Should it be illegal to be on the job while sick? Good luck getting that legislated.


>we don't yet have the tools or the data to understand well enough how something like THC affects motor skills like we do with alcohol, but someday I expect we will.

We do have some understanding and data: very slightly, the most consistently measurable affect being minimally impared depth perception. Treating marijuana intoxication as a high risk imparment to motor function is making a mountain out of a mole hill. Relating the equation of motor function impairment caused by marijuana to that of alcohol or for that matter many other intoxicants (including a multitude of very commonly used pharmaceuticals and stimulants) sure seems a bit ignorant or uninformed to me. I'm not advocating marijuana use, especially when performing potentially dangerous actions that require attention and possibly urgent corrective action (driving, operating dangerous equiptment, performing surgery, etc.).
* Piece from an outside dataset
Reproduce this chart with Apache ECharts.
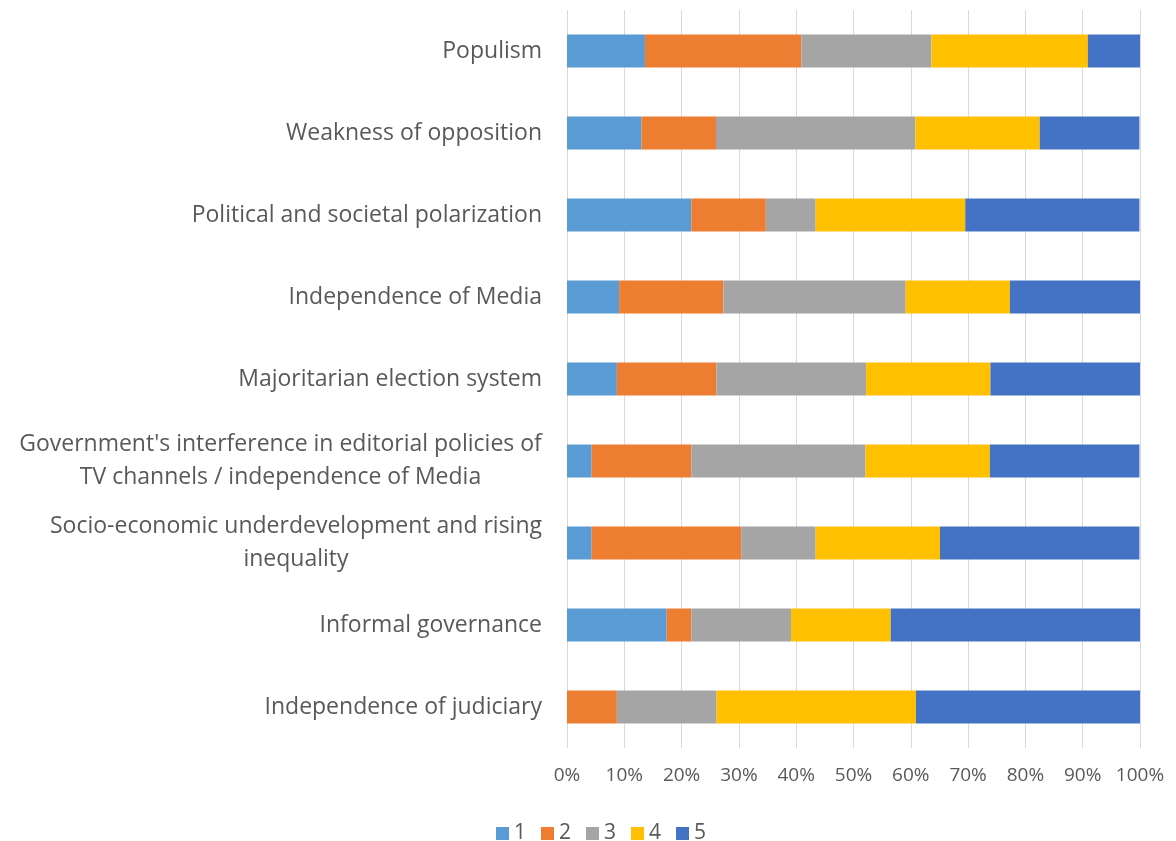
<!DOCTYPE html>
<html>
<head>
<meta charset="utf-8">
<script src="https://cdn.jsdelivr.net/npm/echarts@6/dist/echarts.min.js"></script>
<style>
  html, body { margin: 0; padding: 0; background: #ffffff; }
  #chart { width: 1176px; height: 841px; }
</style>
</head>
<body>
<div id="chart"></div>
<script>
// Factors, listed bottom to top as they appear on the category axis
const categories = [
  "Independence of judiciary",
  "Informal governance",
  "Socio-economic underdevelopment and rising\ninequality",
  "Government's interference in editorial policies of\nTV channels / independence of Media",
  "Majoritarian election system",
  "Independence of Media",
  "Political and societal polarization",
  "Weakness of opposition",
  "Populism"
];

// Share of answers (%) for each rating, same order as categories
const rating1 = [0.0, 17.4, 4.3, 4.3, 8.7, 9.1, 21.7, 13.0, 13.6];
const rating2 = [8.7, 4.3, 26.1, 17.4, 17.4, 18.2, 13.0, 13.0, 27.3];
const rating3 = [17.4, 17.4, 13.0, 30.4, 26.1, 31.8, 8.7, 34.8, 22.7];
const rating4 = [34.8, 17.4, 21.7, 21.7, 21.7, 18.2, 26.1, 21.7, 27.3];
const rating5 = [39.1, 43.5, 34.8, 26.1, 26.1, 22.7, 30.4, 17.4, 9.1];

const seriesNames = ["1", "2", "3", "4", "5"];
const seriesData = [rating1, rating2, rating3, rating4, rating5];
const colors = ["#5B9BD5", "#ED7D31", "#A5A5A5", "#FFC000", "#4472C4"];

const xTicks = [0, 10, 20, 30, 40, 50, 60, 70, 80, 90, 100];

const catFontSize = 23;
const labelFont = catFontSize + 'px "Open Sans"';
const measureCtx = document.createElement('canvas').getContext('2d');
function textWidth(s) {
  measureCtx.font = labelFont;
  return measureCtx.measureText(s).width;
}

// Multi-line category labels: each line centred within the block
const richStyles = {};
function formatCategory(value, idx) {
  const lines = value.split('\n');
  if (lines.length === 1) return value;
  const w = Math.ceil(Math.max.apply(null, lines.map(textWidth)));
  const key = 'c' + idx;
  richStyles[key] = { width: w, align: 'center', fontSize: catFontSize, lineHeight: 33,
                      fontFamily: 'Open Sans', color: '#595959' };
  return lines.map(l => '{' + key + '|' + l + '}').join('\n');
}
const formattedCats = categories.map(formatCategory);

const chart = echarts.init(document.getElementById('chart'), null, { renderer: 'canvas' });

chart.setOption({
  animation: false,
  textStyle: { fontFamily: 'Open Sans' },
  grid: { left: 567, right: 36, top: 10, bottom: 93, containLabel: false },
  legend: {
    data: seriesNames,
    left: 491,
    top: 818,
    itemWidth: 13,
    itemHeight: 13,
    itemGap: 15,
    icon: 'rect',
    textStyle: { fontSize: 21, color: '#595959', fontFamily: 'Open Sans' }
  },
  xAxis: {
    type: 'value',
    min: 0,
    max: 100,
    interval: 10,
    axisLine: { show: false },
    axisTick: { show: false },
    splitLine: { show: true, lineStyle: { color: '#D9D9D9', width: 1 } },
    axisLabel: {
      margin: 18,
      fontSize: 19,
      color: '#595959',
      formatter: v => (xTicks.indexOf(v) >= 0 ? v + '%' : '')
    }
  },
  yAxis: {
    type: 'category',
    data: formattedCats,
    axisLine: { show: false },
    axisTick: { show: false },
    axisLabel: {
      margin: 25,
      fontSize: catFontSize,
      lineHeight: 33,
      color: '#595959',
      align: 'right',
      rich: richStyles
    }
  },
  series: seriesData.map((d, i) => ({
    name: seriesNames[i],
    type: 'bar',
    stack: 'total',
    barWidth: 33,
    itemStyle: { color: colors[i] },
    data: d
  }))
});
</script>
</body>
</html>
But do consider there's plenty of professional athletes who have preformed some of the highest level coordination, precision and reaction time dependant functions of humanity while being under the influence of THC. Sorry to rant, but I think it's important to remember that people using alcohol cause an awful lot of harmful, deadly, and easily avoidable accidents. DUI's and similar restrictions are a direct result of that fact. I've looked for but have never seen evidence that shows an even remotely similar risk from THC consumption. If anyone is aware of data indicating otherwise, please share.


The point is not that you should be allowed to show up high. It's that drug tests unfairly discriminate against people who use MJ responsibly.


Precisely, and made even worse by the fact that you can take a bump or few on Friday and likely be fine by Monday, but smoke a joint and you're fucked.


> You can't show up drunk, and alcohol is more socially accepted than marijuana.

I think you misunderstood the MJ testing. MJ stays in the blood stream, and you can be caught by a random drug test on Tuesday for that joint you had on Saturday.

OP was not, I think, arguing for working 'high'


Isn't much of workplace drug-testing related to lower insurance premiums? Or is that an overstated myth? I've heard this repeatedly, but haven't read anything definitive.